Experiment 1: Bayes Optimality
This experiment used synthetic data generated from a true model tree to assess the Bayes optimality of the proposed methods. The results showed that the proposed methods had smaller Bayes risk compared to GBDT and LightGBM. The method using the posterior probabilities of k (MT_pos-pos) achieved the smallest Bayes risk, indicating that the constructed meta-tree ensembles closely resembled the true model tree.
Figure 2: The result of Experiment 1
Experiment 2: Influence of Tree Depth
This experiment investigated the influence of the depth of the true model tree and the depth of the meta-trees. The results indicated that when the depth of the meta-trees increased, the methods using posterior probabilities of k exhibited smaller Bayes risk. However, when the meta-tree depth was shallower than the true model tree depth, the predictive performance of these methods was worse. In such cases, MT_gbdt and MT_uni-uni performed better.

Figure 3: The result of Experiment 2. The maximum depth of the true model tree is 3,5,7, and the result of increasing the depth of the meta-trees to 3,4,5,6 is shown in (a), (b), and (c).

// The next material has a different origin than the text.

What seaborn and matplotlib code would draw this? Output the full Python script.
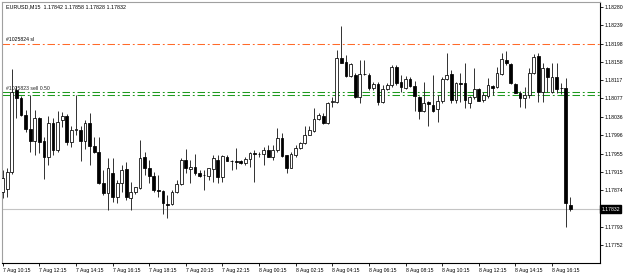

Experiment 3: Benchmark Datasets
The proposed methods were tested on multiple benchmark datasets for regression. The results showed that the proposed methods were generally more accurate than GBDT and LightGBM. MT_gbdt and MT_uni-uni performed better than MT_pos-pos, suggesting that these datasets might have difficulty representing the true model tree. Furthermore, the proposed methods prevented overfitting when the tree depth was increased.
Conclusion
The paper demonstrates a boosting-based approach for constructing ensembles of meta-trees, which effectively prevents overfitting even with deep trees. The experimental results confirm the properties of the proposed method on both synthetic and benchmark datasets, highlighting its potential for improving decision tree performance. The use of meta-trees and boosting provides a robust framework for handling complex datasets while maintaining statistical optimality.